◆ **SUPPLIED DATA**
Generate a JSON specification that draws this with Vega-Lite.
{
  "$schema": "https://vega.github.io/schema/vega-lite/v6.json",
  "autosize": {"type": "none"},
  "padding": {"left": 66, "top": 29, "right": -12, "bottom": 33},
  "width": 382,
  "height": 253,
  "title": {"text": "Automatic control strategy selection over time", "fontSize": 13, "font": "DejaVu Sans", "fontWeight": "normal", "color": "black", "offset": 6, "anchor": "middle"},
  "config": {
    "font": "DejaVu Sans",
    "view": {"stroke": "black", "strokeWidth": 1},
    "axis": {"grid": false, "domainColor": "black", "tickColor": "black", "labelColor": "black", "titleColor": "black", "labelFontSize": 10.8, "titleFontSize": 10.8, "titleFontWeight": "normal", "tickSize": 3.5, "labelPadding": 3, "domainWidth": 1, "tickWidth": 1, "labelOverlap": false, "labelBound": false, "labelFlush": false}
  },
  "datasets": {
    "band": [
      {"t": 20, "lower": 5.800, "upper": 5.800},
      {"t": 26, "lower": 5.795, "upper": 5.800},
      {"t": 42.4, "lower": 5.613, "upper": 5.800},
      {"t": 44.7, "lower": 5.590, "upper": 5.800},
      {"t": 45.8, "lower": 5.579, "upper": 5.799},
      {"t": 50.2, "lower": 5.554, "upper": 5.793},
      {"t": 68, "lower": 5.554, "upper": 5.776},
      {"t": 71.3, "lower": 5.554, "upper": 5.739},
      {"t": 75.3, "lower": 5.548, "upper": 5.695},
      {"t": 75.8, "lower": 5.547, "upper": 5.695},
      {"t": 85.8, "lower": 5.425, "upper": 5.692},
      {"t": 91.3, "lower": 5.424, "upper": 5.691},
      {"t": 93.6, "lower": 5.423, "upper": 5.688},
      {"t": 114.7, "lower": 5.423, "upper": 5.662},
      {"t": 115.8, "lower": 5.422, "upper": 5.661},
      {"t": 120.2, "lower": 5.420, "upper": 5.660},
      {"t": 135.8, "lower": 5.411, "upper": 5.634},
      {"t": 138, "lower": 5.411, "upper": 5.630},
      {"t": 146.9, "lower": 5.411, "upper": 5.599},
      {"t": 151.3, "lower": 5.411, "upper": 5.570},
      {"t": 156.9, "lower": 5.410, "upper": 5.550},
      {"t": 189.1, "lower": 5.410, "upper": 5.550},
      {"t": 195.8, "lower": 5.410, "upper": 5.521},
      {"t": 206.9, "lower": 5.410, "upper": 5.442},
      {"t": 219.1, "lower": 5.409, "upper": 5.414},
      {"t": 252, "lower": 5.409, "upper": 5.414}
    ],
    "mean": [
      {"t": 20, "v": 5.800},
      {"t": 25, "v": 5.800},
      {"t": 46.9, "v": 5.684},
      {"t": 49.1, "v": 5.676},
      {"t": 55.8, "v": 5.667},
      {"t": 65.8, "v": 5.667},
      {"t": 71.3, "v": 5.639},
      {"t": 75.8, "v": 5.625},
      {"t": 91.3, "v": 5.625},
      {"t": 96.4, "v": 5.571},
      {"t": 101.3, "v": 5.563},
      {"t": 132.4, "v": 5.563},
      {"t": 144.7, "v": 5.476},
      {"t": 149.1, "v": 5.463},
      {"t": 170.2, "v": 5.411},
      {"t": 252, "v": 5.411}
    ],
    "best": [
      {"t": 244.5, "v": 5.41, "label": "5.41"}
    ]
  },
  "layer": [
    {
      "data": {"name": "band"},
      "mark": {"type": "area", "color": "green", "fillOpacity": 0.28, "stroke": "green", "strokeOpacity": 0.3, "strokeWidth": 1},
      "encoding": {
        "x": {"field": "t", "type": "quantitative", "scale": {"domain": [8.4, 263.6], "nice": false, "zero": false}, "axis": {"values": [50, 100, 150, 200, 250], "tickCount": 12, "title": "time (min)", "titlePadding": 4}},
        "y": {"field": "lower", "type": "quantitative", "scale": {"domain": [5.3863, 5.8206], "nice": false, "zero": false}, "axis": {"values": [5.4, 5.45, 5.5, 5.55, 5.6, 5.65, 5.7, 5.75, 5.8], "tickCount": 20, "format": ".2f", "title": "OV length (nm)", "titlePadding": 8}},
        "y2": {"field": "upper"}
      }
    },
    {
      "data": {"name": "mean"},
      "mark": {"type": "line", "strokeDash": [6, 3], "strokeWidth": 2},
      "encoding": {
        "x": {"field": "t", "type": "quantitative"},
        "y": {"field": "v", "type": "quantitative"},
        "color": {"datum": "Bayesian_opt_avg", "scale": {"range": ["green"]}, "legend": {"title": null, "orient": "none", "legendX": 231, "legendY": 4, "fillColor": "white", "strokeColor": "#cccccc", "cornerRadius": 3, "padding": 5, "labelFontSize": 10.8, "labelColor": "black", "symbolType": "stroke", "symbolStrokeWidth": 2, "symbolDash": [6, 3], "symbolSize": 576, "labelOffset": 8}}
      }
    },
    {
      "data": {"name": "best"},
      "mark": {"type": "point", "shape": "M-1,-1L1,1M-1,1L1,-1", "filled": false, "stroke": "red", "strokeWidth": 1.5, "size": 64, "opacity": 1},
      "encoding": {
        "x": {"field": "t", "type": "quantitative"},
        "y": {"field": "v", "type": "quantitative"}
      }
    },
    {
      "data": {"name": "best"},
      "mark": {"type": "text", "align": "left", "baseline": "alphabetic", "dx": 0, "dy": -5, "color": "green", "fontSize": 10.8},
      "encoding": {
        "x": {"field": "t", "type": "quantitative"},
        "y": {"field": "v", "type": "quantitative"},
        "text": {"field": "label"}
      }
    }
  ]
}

◆ **TO BE DONE**
Hand back the material above in full, exactly as written.

◆ **SOLUTION TO THIS TASK**
Generate a JSON specification that draws this with Vega-Lite.
{
  "$schema": "https://vega.github.io/schema/vega-lite/v6.json",
  "autosize": {"type": "none"},
  "padding": {"left": 66, "top": 29, "right": -12, "bottom": 33},
  "width": 382,
  "height": 253,
  "title": {"text": "Automatic control strategy selection over time", "fontSize": 13, "font": "DejaVu Sans", "fontWeight": "normal", "color": "black", "offset": 6, "anchor": "middle"},
  "config": {
    "font": "DejaVu Sans",
    "view": {"stroke": "black", "strokeWidth": 1},
    "axis": {"grid": false, "domainColor": "black", "tickColor": "black", "labelColor": "black", "titleColor": "black", "labelFontSize": 10.8, "titleFontSize": 10.8, "titleFontWeight": "normal", "tickSize": 3.5, "labelPadding": 3, "domainWidth": 1, "tickWidth": 1, "labelOverlap": false, "labelBound": false, "labelFlush": false}
  },
  "datasets": {
    "band": [
      {"t": 20, "lower": 5.800, "upper": 5.800},
      {"t": 26, "lower": 5.795, "upper": 5.800},
      {"t": 42.4, "lower": 5.613, "upper": 5.800},
      {"t": 44.7, "lower": 5.590, "upper": 5.800},
      {"t": 45.8, "lower": 5.579, "upper": 5.799},
      {"t": 50.2, "lower": 5.554, "upper": 5.793},
      {"t": 68, "lower": 5.554, "upper": 5.776},
      {"t": 71.3, "lower": 5.554, "upper": 5.739},
      {"t": 75.3, "lower": 5.548, "upper": 5.695},
      {"t": 75.8, "lower": 5.547, "upper": 5.695},
      {"t": 85.8, "lower": 5.425, "upper": 5.692},
      {"t": 91.3, "lower": 5.424, "upper": 5.691},
      {"t": 93.6, "lower": 5.423, "upper": 5.688},
      {"t": 114.7, "lower": 5.423, "upper": 5.662},
      {"t": 115.8, "lower": 5.422, "upper": 5.661},
      {"t": 120.2, "lower": 5.420, "upper": 5.660},
      {"t": 135.8, "lower": 5.411, "upper": 5.634},
      {"t": 138, "lower": 5.411, "upper": 5.630},
      {"t": 146.9, "lower": 5.411, "upper": 5.599},
      {"t": 151.3, "lower": 5.411, "upper": 5.570},
      {"t": 156.9, "lower": 5.410, "upper": 5.550},
      {"t": 189.1, "lower": 5.410, "upper": 5.550},
      {"t": 195.8, "lower": 5.410, "upper": 5.521},
      {"t": 206.9, "lower": 5.410, "upper": 5.442},
      {"t": 219.1, "lower": 5.409, "upper": 5.414},
      {"t": 252, "lower": 5.409, "upper": 5.414}
    ],
    "mean": [
      {"t": 20, "v": 5.800},
      {"t": 25, "v": 5.800},
      {"t": 46.9, "v": 5.684},
      {"t": 49.1, "v": 5.676},
      {"t": 55.8, "v": 5.667},
      {"t": 65.8, "v": 5.667},
      {"t": 71.3, "v": 5.639},
      {"t": 75.8, "v": 5.625},
      {"t": 91.3, "v": 5.625},
      {"t": 96.4, "v": 5.571},
      {"t": 101.3, "v": 5.563},
      {"t": 132.4, "v": 5.563},
      {"t": 144.7, "v": 5.476},
      {"t": 149.1, "v": 5.463},
      {"t": 170.2, "v": 5.411},
      {"t": 252, "v": 5.411}
    ],
    "best": [
      {"t": 244.5, "v": 5.41, "label": "5.41"}
    ]
  },
  "layer": [
    {
      "data": {"name": "band"},
      "mark": {"type": "area", "color": "green", "fillOpacity": 0.28, "stroke": "green", "strokeOpacity": 0.3, "strokeWidth": 1},
      "encoding": {
        "x": {"field": "t", "type": "quantitative", "scale": {"domain": [8.4, 263.6], "nice": false, "zero": false}, "axis": {"values": [50, 100, 150, 200, 250], "tickCount": 12, "title": "time (min)", "titlePadding": 4}},
        "y": {"field": "lower", "type": "quantitative", "scale": {"domain": [5.3863, 5.8206], "nice": false, "zero": false}, "axis": {"values": [5.4, 5.45, 5.5, 5.55, 5.6, 5.65, 5.7, 5.75, 5.8], "tickCount": 20, "format": ".2f", "title": "OV length (nm)", "titlePadding": 8}},
        "y2": {"field": "upper"}
      }
    },
    {
      "data": {"name": "mean"},
      "mark": {"type": "line", "strokeDash": [6, 3], "strokeWidth": 2},
      "encoding": {
        "x": {"field": "t", "type": "quantitative"},
        "y": {"field": "v", "type": "quantitative"},
        "color": {"datum": "Bayesian_opt_avg", "scale": {"range": ["green"]}, "legend": {"title": null, "orient": "none", "legendX": 231, "legendY": 4, "fillColor": "white", "strokeColor": "#cccccc", "cornerRadius": 3, "padding": 5, "labelFontSize": 10.8, "labelColor": "black", "symbolType": "stroke", "symbolStrokeWidth": 2, "symbolDash": [6, 3], "symbolSize": 576, "labelOffset": 8}}
      }
    },
    {
      "data": {"name": "best"},
      "mark": {"type": "point", "shape": "M-1,-1L1,1M-1,1L1,-1", "filled": false, "stroke": "red", "strokeWidth": 1.5, "size": 64, "opacity": 1},
      "encoding": {
        "x": {"field": "t", "type": "quantitative"},
        "y": {"field": "v", "type": "quantitative"}
      }
    },
    {
      "data": {"name": "best"},
      "mark": {"type": "text", "align": "left", "baseline": "alphabetic", "dx": 0, "dy": -5, "color": "green", "fontSize": 10.8},
      "encoding": {
        "x": {"field": "t", "type": "quantitative"},
        "y": {"field": "v", "type": "quantitative"},
        "text": {"field": "label"}
      }
    }
  ]
}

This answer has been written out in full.